L’articolo 18 del futuro, dei nostri figli, dei nuovi lavoratori, si chiama formazione. Che si traduce nella capacità di potersi muovere da un posto all’altro – per propria scelta oppure per necessità quando finisce un processo produttivo – perché si hanno competenze e capacità. Da questo punto di vista noi chiediamo che nella riforma del modello contrattuale ci sia molto più investimento sulla formazione e bisognerebbe far sì che le ore a essa dedicate vengano detassate per le imprese. Anche sull’apprendistato sono disponibile a scambiare formazione vera con minor salario nell’inserimento lavorativo, così da rafforzare in prospettiva i lavoratori.
A proposito di apprendistato, da anni si cerca, senza molto successo, di farlo diventare il contratto di inserimento nel mondo lavorativo. Ci si riuscirà ora con il Jobs Act?
Spero che il ministro Poletti ascolti gli operatori generosi, quelli che hanno una visione. Penso che dobbiamo sperimentare strade nuove in questa direzione e il meglio della sperimentazione farlo diventare modello. Sulle politiche attive abbiamo l’esempio della dote lavoro della Lombardia da cui potremmo partire.
Proprio sulle politiche attive c’è però il rischio di un’eccessiva centralizzazione…
Credo che ci possa essere spazio per avere delle linee di indirizzo generali e degli elementi specifici di azione nei territori. Ci deve essere un equilibrio tra un governo di questi processi a livello generale e la possibilità di azione a livello territoriale.
Tornando al Jobs Act, non crede che si sia ampliato il dualismo già esistente tra il settore pubblico e quello privato, dato che la riforma non si applica alla Pubblica amministrazione?
Mi auguro che si possa andare verso un mercato del lavoro il più omogeneo possibile. Anche perché non ci sono più le ragioni che c’erano in passato per giustificare una differenza tra pubblico e privato. L’applicazione della riforma nel pubblico impiego avrebbe vantaggi per tantissimi lavoratori, anche perché oggi uno dei settori che usa di più collaborazioni e contratti a progetto, che si regolamentano meglio nel privato, è proprio il pubblico. Spero che come avvenuto in ambito pensionistico si possa arrivare anche in quello del lavoro a un’omogeneità. Se avviene con il concorso delle Parti sociali ancora meglio.

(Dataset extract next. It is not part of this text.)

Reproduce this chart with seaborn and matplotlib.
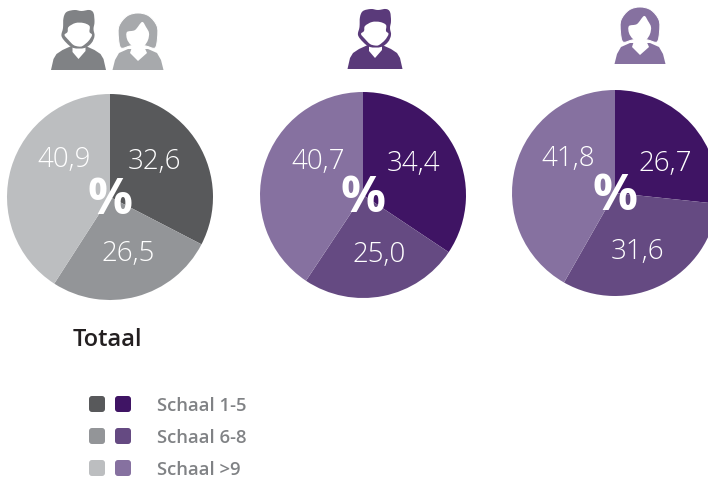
import matplotlib
matplotlib.use("Agg")
import matplotlib.pyplot as plt
from matplotlib.patches import FancyBboxPatch, PathPatch, Polygon
from matplotlib.path import Path
import seaborn as sns

# values per pie, clockwise from 12 o'clock
categories = ["Schaal 1-5", "Schaal 6-8", "Schaal >9"]
totaal = [32.6, 26.5, 40.9]
mannen = [34.4, 25.0, 40.7]
vrouwen = [26.7, 31.6, 41.8]

grey_colors = ["#58595b", "#939598", "#bcbec0"]
purple_colors = ["#3f1464", "#654a82", "#8671a0"]

sns.set_theme(style="white")
plt.rcParams["font.family"] = ["Open Sans", "DejaVu Sans"]

W, H = 708, 482
fig = plt.figure(figsize=(W / 100, H / 100), dpi=100)
fig.patch.set_facecolor("white")


def draw_pie(values, colors, cx, cy, r, spots):
    ax = fig.add_axes([(cx - r) / W, 1 - (cy + r) / H, 2 * r / W, 2 * r / H])
    ax.pie(values, colors=colors, startangle=90, counterclock=False, radius=1,
           wedgeprops=dict(linewidth=0))
    ax.set_xlim(-1, 1)
    ax.set_ylim(-1, 1)
    ax.axis("off")
    for val, (px, py) in zip(values, spots):
        fig.text(px / W, 1 - py / H, f"{val:.1f}".replace(".", ","), color="white",
                 fontsize=20, ha="center", va="center", fontweight="light")
    fig.text(cx / W, 1 - (cy + 4) / H, "%", color="white", fontsize=36,
             fontweight="bold", ha="center", va="center")


draw_pie(totaal, grey_colors, 110, 197, 103, [(154, 162), (128, 254), (64, 160)])
draw_pie(mannen, purple_colors, 363, 195, 103, [(413, 164), (379, 255), (318, 162)])
draw_pie(vrouwen, purple_colors, 615, 193, 103, [(665, 164), (638, 252), (568, 159)])

# overlay in pixel coordinates for icons and legend
ov = fig.add_axes([0, 0, 1, 1])
ov.set_xlim(0, W)
ov.set_ylim(H, 0)
ov.axis("off")


def smooth(pts):
    # closed catmull-rom through the outline points
    n = len(pts)
    verts = [pts[0]]
    codes = [Path.MOVETO]
    for i in range(n):
        p0, p1, p2, p3 = pts[i - 1], pts[i], pts[(i + 1) % n], pts[(i + 2) % n]
        c1 = (p1[0] + (p2[0] - p0[0]) / 6, p1[1] + (p2[1] - p0[1]) / 6)
        c2 = (p2[0] - (p3[0] - p1[0]) / 6, p2[1] - (p3[1] - p1[1]) / 6)
        verts += [c1, c2, p2]
        codes += [Path.CURVE4] * 3
    return Path(verts, codes)


def shape(x, base, pts, c, curved=True, ec="none", lw=0):
    moved = [(x + a, base + b) for a, b in pts]
    if curved:
        ov.add_patch(PathPatch(smooth(moved), fc=c, ec=ec, lw=lw))
    else:
        ov.add_patch(Polygon(moved, closed=True, fc=c, ec=ec, lw=lw))


def man(x, base, c):
    body = [(-27.5, 0), (-25, -11), (-22, -16), (-16, -20), (-5, -25), (5, -25), (16, -20), (22, -16), (25, -11), (27.5, 0)]
    shape(x, base, body, c, curved=False)
    shape(x, base, [(-6, -27), (7, -27), (7, -19), (0, -11), (-6, -18)], "white", curved=False)
    hair = [(-15, -52), (-12, -58), (-4, -60), (3, -59), (11, -60), (15, -57), (16, -48), (15, -41),
            (16, -34), (13, -27), (6, -22), (-5, -22), (-12, -27), (-17, -34), (-15.5, -42)]
    shape(x, base, hair, c)
    face = [(-10, -43), (-3, -47), (5, -47), (11, -44), (11, -38), (13.5, -35), (10, -29), (4, -24),
            (0, -23.5), (-5, -25), (-10, -30), (-14, -35), (-11, -38)]
    shape(x, base, face, "white")


def woman(x, base, c):
    body = [(-25.5, 0), (-23, -10), (-19, -17), (-10, -21), (10, -21), (19, -17), (23, -10), (25.5, 0)]
    shape(x, base, body, c, curved=False)
    hair = [(-17, -22), (-19.5, -32), (-19, -44), (-11, -54), (0, -57), (11, -54), (19, -44),
            (19.5, -32), (17, -22), (8, -24), (0, -25), (-8, -24)]
    shape(x, base, hair, c, ec="white", lw=0.7)
    face = [(-11, -38), (-3, -40), (4, -48), (8, -43), (11, -37), (10, -30), (6, -24), (0, -22), (-7, -25), (-11, -31)]
    shape(x, base, face, "white")
    shape(x, base, [(-5, -26), (5, -26), (9, -17), (0, -9), (-8, -17)], "white", curved=False)


man(78.5, 70, "#808285")
woman(138, 70, "#a7a9ac")
man(375, 69, "#5a3a7a")
woman(640, 64, "#8671a0")

ov.text(73, 340, "Totaal", fontsize=17, fontweight="semibold", color="#231f20", va="center", ha="left")

# legend
ys = [404, 436, 468]
for i in range(len(categories)):
    for x0, cols in ((89, grey_colors), (115, purple_colors)):
        ov.add_patch(FancyBboxPatch((x0 + 3, ys[i] - 5), 10, 10, boxstyle="round,pad=3,rounding_size=3",
                                    fc=cols[i], ec="none"))
    ov.text(157, ys[i] + 2, categories[i], fontsize=13.3, fontweight="semibold", color="#808285", va="center", ha="left")

fig.savefig("out.png", dpi=100)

Ultimamente si parla dell’opportunità di rinnovare la decontribuzione per i contratti a tempo indeterminato. Lei cosa ne pensa?
Siamo stati sostenitori di questa defiscalizzazione perché occorreva rimettere al centro, anche a livello culturale, il tempo indeterminato. Ho avuto un sussulto ogni volta che sentivo dire, anche da sindacalisti, che si trattava di un regalo alle aziende, perché vuol dire non vivere nella realtà, dato che si sta finalmente favorendo una forma di lavoro migliore. Penso che nella prossima Legge di stabilità bisognerebbe passare a sgravi più mirati, individuando quelle fasce o situazioni che hanno più bisogno di sostegno.
Dalla prossima Legge di stabilità cosa vi aspettate? È parso che Furlan chiedesse l’introduzione di una patrimoniale…
Dalla Legge di stabilità ci aspettiamo interventi importanti, in particolare sulla crescita, perché abbiamo un tasso di disoccupazione superiore al 12%. Speriamo in una flessibilità europea che permetta di superare l’austerità: c’è bisogno di allargare un po’ i cordoni della borsa, anche a fronte degli sforzi che il Paese sta facendo. Più che un discorso di patrimoniale, noi vorremmo che nella situazione attuale, dove la forbice di povertà si sta ampliando, coloro che hanno di più diano qualcosa di più, in modo che le fasce più basse abbiano un po’ più di ossigeno e possano alimentare la domanda interna.
Sembra che nella Legge di stabilità ci sarà anche un intervento sulle pensioni. Rispetto alle diverse ipotesi in campo qual è la sua preferita?
La necessità di una flessibilità pensionistica è sotto gli occhi di tutti. Continuo a pensare che occorra una sorta di contratto di solidarietà intergenerazionale, attraverso cui un lavoratore vicino alla pensione può uscire con meccanismi di flessibilità e l’azienda assumere un giovane. Si tratterebbe anche di uno strumento per ricostruire rapporti positivi tra le generazioni.